What We Talk About When We Talk About Math
Like so many things in mathematics, this counting/measuring business really comes down to deciding what domain we’re in so that we can choose an appropriate mathematical model. Notice I’ve been saying throughout the piece that we “model” counting or measuring with real or cardinal numbers. And, like all choices of model, it boils down to convenience. The continuity of real numbers makes them very nice to work with sometimes; it’s comforting to think that I can measure out any arbitrary amount of water or time that I might need, even though that’s not strictly true. Nothing in the physical universe really has anything to do with real numbers. We don’t know (almost) any empirical measurements beyond about 7 or 8 decimal places. And, even if we did, it seems as though the universe itself, being quantized, turns out to be metaphysically countable. In other words, we could get away with counting language alone, you know, if you didn’t mind measuring carnival riders in Planck Lengths.

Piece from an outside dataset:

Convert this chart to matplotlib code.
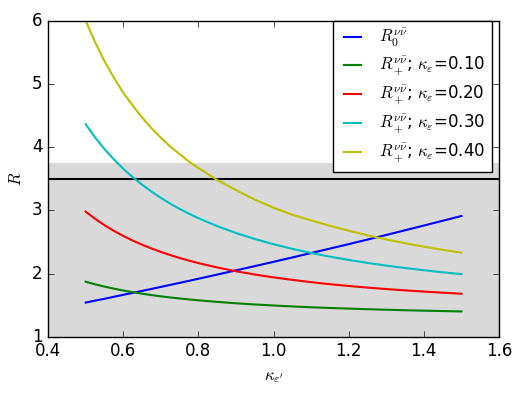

Of course we don’t want to do that, so we’ve agreed to trade some verisimilitude for the pleasantries of measurement language, even if it slightly increases our grammatical efforts in the process, and even if that increased effort leads to the occasional error in signage. I’ll try to keep that in mind next time I find my heart rate climbing in the grocery store.
Aside: Many of the ideas about the business of measuring and/or counting time, as well as the seeds of my fierce loyalty to a singular “data,” can be traced back to John Derbyshire’s excellent book, Prime Obsession.